Catherine left an epistolary of 381 letters, a collection of 26 prayers and the Dialogue of Divine Providence. Many of her works were dictated, although Catherine was able to write (and wrote) some letters in her own hand. At her death her disciples collected her letters. The theologian Thomas Caffarini, in charge of the negotiations for Catherine's canonisation, was the author of the collection that is considered official. The Letters were immediately a great success. The editio princeps, edited by Bartolomeo Alzano, was printed by Aldo Manuzio in Venice in 1500. The collection, comprising 353 letters, was reprinted several times during the 16th century. In the 1860 edition, Niccolò Tommaseo attempted to restore chronological order to the letters and provided them with an apparatus of notes that was much appreciated by scholars from both a historical and a linguistic-literary point of view.
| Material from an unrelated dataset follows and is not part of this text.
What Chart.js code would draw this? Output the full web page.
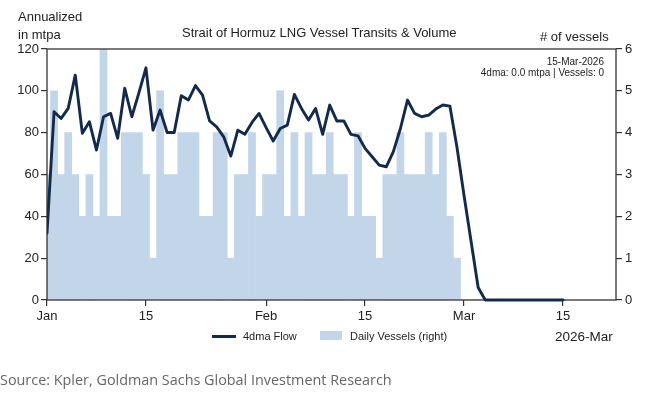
<!DOCTYPE html>
<html><head><meta charset="utf-8">
<script src="https://cdn.jsdelivr.net/npm/chart.js@4"></script>
<style>
html,body{margin:0;padding:0;background:#fff;}
#wrap{position:relative;width:652px;height:394px;overflow:hidden;font-family:'Liberation Sans',Arial,sans-serif;color:#222;}
#c{position:absolute;left:0;top:0;}
.t{position:absolute;white-space:nowrap;line-height:1;}
</style></head><body>
<div id="wrap">
<canvas id="c" width="652" height="394"></canvas>
<div class="t" style="left:18px;top:8px;font-size:13px;line-height:18px;">Annualized<br>in mtpa</div>
<div class="t" style="left:182px;top:26px;font-size:13px;">Strait of Hormuz LNG Vessel Transits &amp; Volume</div>
<div class="t" style="left:540px;top:30px;font-size:13px;"># of vessels</div>
<div class="t" style="right:48px;top:56px;font-size:10px;line-height:11px;text-align:right;">15-Mar-2026<br>4dma: 0.0 mtpa | Vessels: 0</div>
<div class="t" style="left:212px;top:335px;width:24px;height:3px;background:#142a4b;"></div>
<div class="t" style="left:243px;top:331px;font-size:11px;">4dma Flow</div>
<div class="t" style="left:320px;top:331px;width:22px;height:9px;background:#c3d5e9;"></div>
<div class="t" style="left:350px;top:331px;font-size:11px;">Daily Vessels (right)</div>
<div class="t" style="left:555px;top:330px;font-size:13.5px;">2026-Mar</div>
<div class="t" style="left:0px;top:373px;font-size:14.4px;font-family:'Open Sans',sans-serif;color:#666;">Source: Kpler, Goldman Sachs Global Investment Research</div>
</div>
<script>
// 4-day moving average LNG flow, annualized mtpa (Jan 1 .. Mar 15, 2026)
const flow = [
  32, 90, 86.8, 91.6, 107.5, 79.7, 85.2, 71.7, 87.6, 89.2,
  77.3, 101.2, 87.6, 99, 111, 81.2, 90.8, 80.1, 80.1, 97.7,
  95.6, 102.5, 98, 85.6, 82.8, 78, 68.8, 81.2, 79.2, 84.9,
  89.2, 82.4, 76, 82, 83.6, 98.3, 91.6, 86, 91.6, 79.2,
  93.2, 85.6, 85.6, 79.2, 78.5, 72.5, 68.5, 64.5, 63.7, 70.9,
  82, 95.6, 89.2, 87.6, 88.4, 91.3, 93.2, 92.7, 73, 50,
  28, 6, 0, 0, 0, 0, 0, 0, 0, 0,
  0, 0, 0, 0
];
// Daily vessel transits (right axis)
const vessels = [
  3, 5, 3, 4, 3, 2, 3, 2, 6, 2,
  2, 4, 4, 4, 3, 1, 5, 3, 3, 4,
  4, 4, 2, 2, 4, 4, 1, 3, 3, 4,
  2, 3, 3, 5, 2, 4, 2, 4, 3, 3,
  4, 3, 3, 2, 4, 2, 2, 1, 3, 3,
  4, 3, 3, 3, 4, 3, 4, 2, 1, 0,
  0, 0, 0, 0, 0, 0, 0, 0, 0, 0,
  0, 0, 0, 0
];
// categories: one per day starting 2026-01-01
const dates = flow.map((_, i) => new Date(Date.UTC(2026, 0, 1 + i)).toISOString().slice(0, 10));
const tickDates = ['2026-01-01', '2026-01-15', '2026-02-01', '2026-02-15', '2026-03-01', '2026-03-15'];
const tickLabels = ['Jan', '15', 'Feb', '15', 'Mar', '15'];

const NAVY = '#142a4b', BAR = '#c3d5e9', AX = '#333333';

const boxPlugin = {
  id: 'box',
  afterDatasetDraw(chart, args) {
    if (args.meta.type !== 'bar') return;
    const { ctx, chartArea: a } = chart;
    ctx.save();
    ctx.strokeStyle = AX;
    ctx.lineWidth = 1.3;
    ctx.strokeRect(a.left, a.top, a.right - a.left, a.bottom - a.top);
    ctx.restore();
  }
};

Chart.defaults.font.family = "'Liberation Sans', Arial, sans-serif";
Chart.defaults.color = '#222';

new Chart(document.getElementById('c'), {
  type: 'bar',
  data: {
    datasets: [
      {
        type: 'line', label: '4dma Flow', yAxisID: 'y', xAxisID: 'x',
        data: flow.map((v, i) => ({ x: i, y: v })),
        borderColor: NAVY, borderWidth: 2.9, pointRadius: 0, tension: 0, fill: false,
        borderJoinStyle: 'round', borderCapStyle: 'round',
        order: 0, clip: { left: 0, top: false, right: false, bottom: false }
      },
      {
        type: 'bar', label: 'Daily Vessels (right)', yAxisID: 'y1', xAxisID: 'x',
        data: vessels.map((v, i) => ({ x: i, y: v })),
        backgroundColor: BAR, borderWidth: 0, barPercentage: 1, categoryPercentage: 1,
        order: 1, clip: 0
      }
    ]
  },
  options: {
    responsive: false, animation: false, devicePixelRatio: 1,
    layout: { padding: { top: 49, left: 0, right: 0, bottom: 0 } },
    plugins: { legend: { display: false }, tooltip: { enabled: false } },
    scales: {
      x: {
        type: 'linear', min: 0, max: 80.5, offset: false,
        afterBuildTicks(s) { s.ticks = tickDates.map(d => ({ value: dates.indexOf(d) })); },
        ticks: { callback: (v, i) => tickLabels[i], autoSkip: false, maxRotation: 0, padding: 3, font: { size: 13 }, color: '#222' },
        grid: { offset: false, drawOnChartArea: false, drawTicks: true, tickLength: 6, color: AX, lineWidth: 1.2 },
        border: { display: false },
        afterFit(s) { s.height = 94; }
      },
      y: {
        position: 'left', min: 0, max: 120,
        ticks: { stepSize: 20, padding: 2, font: { size: 13 }, color: '#222' },
        grid: { drawOnChartArea: false, tickLength: 6, color: AX, lineWidth: 1.2 },
        border: { display: false },
        afterFit(s) { s.width = 47; }
      },
      y1: {
        position: 'right', min: 0, max: 6,
        ticks: { stepSize: 1, padding: 3, font: { size: 13 }, color: '#222' },
        grid: { drawOnChartArea: false, tickLength: 6, color: AX, lineWidth: 1.2 },
        border: { display: false },
        afterFit(s) { s.width = 36; }
      }
    }
  },
  plugins: [boxPlugin]
});
</script>
</body></html>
Catherine of Siena had a strong influence on at least two other great saints, Rose of Lima (1586-1617) and Kateri Tekakwitha. Catherine of Siena was canonised by Pope Pius II of Siena in 1461. In 1866 Pius IX wanted her to be counted among the co-patrons of Rome. Paul VI proclaimed St Catherine Doctor of the Church on 4 October 1970. The beautiful homily that Paul VI gave on that occasion (3 October 1970) is a perfect summary of what Catherine was and represented:

 “You all know how she was free of all earthly cupidity […], how she hungered for justice and was filled with mercy as she strove to bring peace to families and cities which were tom by rivalries and atrocious hatreds, how she did wonders to reconcile the Republic of Florence with the Supreme Pontiff Gregory XI, and even went so far as to expose her life to vengeance from the rebels. […]”

We will certainly not find in the Saint's writings, that is in her Letters, preserved in a very conspicuous number, in the Dialogue of Divine Providence or Book of Divine Doctrine and in the Orationes, the apologetic vigour and the theological daring that distinguish the works of the great luminaries of the ancient Church, both in the East and in the West; nor can we expect from the uneducated virgin of Fontebranda the lofty speculations, proper to systematic theology, that made the Doctors of the scholastic Middle Ages immortal. And if it is true that her writings reflect, to a surprising extent, the theology of the Angelic Doctor, it appears there, however, stripped of any scientific coating. What is most striking about the Saint is her infused wisdom, that is, her lucid, profound, and intoxicating assimilation of the divine truths and mysteries of the faith contained in the Sacred Books of the Old and New Testaments: an assimilation favoured, yes, by singular natural gifts, but evidently prodigious, due to a charism of wisdom of the Holy Spirit, a mystical charism.